Video: Nortel Ad – Circa 2000

I was on a walk in my town for the first time in many months (feels like years in this long summer that never ends.) I passed by a biker going against me on the sidewalk who had a T-shirt that said  “What do you want the Internet to be?”

The T-shirt was by Nortel during the late 90s, the turn of year 2000. These ads ran from 1999 to 2000 when Nortel actually made their first major mainstream ad campaign that was outside the traditional trade papers. (I also bet The Beetles made some nice royalties beyond the typical SESAC dues!) This also followed after a major acquisition of Bay Networks, once located at the headquarters where Avaya is today in Santa Clara, California. Bay Networks had a large presence in Massachusetts (where the biker probably worked for or a friend of his or his spouse.) If you go on US Route 3 South before  Interstate 95 Route 128  you’ll see Avaya’s offices there. Prior to the Nortel acquisition Avaya got out of most of their New England offices and or plants.

This campaign didn’t help much because the rise of Cisco (I think in retrospect, the “rise” was inflated, through a lot of backroom deals, long lunch hours with CIOs and other weird things that made Cisco go to the top.)

Sadly, even though I dislike Nortel 9 times out of 10, it was watching a Greek tragedy that destroyed the company; first having a top heavy headcount (always a bad sign), second was a very rough transition from a mainframe type of technology (TDM) to less hardware dependent business (IP.) For whatever reason Cisco was able to sell tons of boxes and make a killing, allegedly in the first decade of the new Millenium. (Cisco’s success outside of IP Telephony is yet to be challenged publicly outside of niche blogs.) Factor in Enron-like accounting scandals and the infamous bankruptcy, Nortel had a lot of issues.

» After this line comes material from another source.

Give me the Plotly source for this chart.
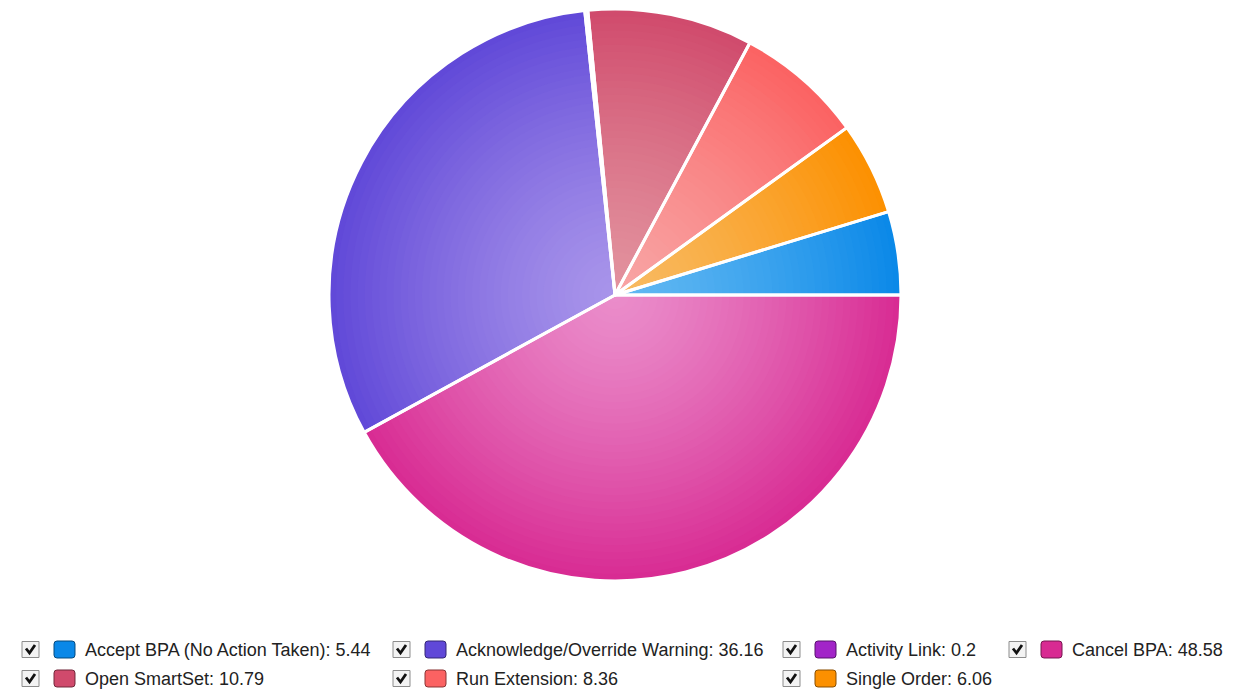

I’m not sympathizing with Nortel, many legacy telecom companies were unable to make the same profits in an IP/Internet based world. Well not until the concept of “cloud” based services where they could get a reoccurring revenue stream. Services were cut among all companies and even in the last 15 years, hardware maintenance was still needed, but good luck if you had a major bug and dealing with the vendor directly.

It was interesting to see still see things, like the biker in the Nortel swag in 2015.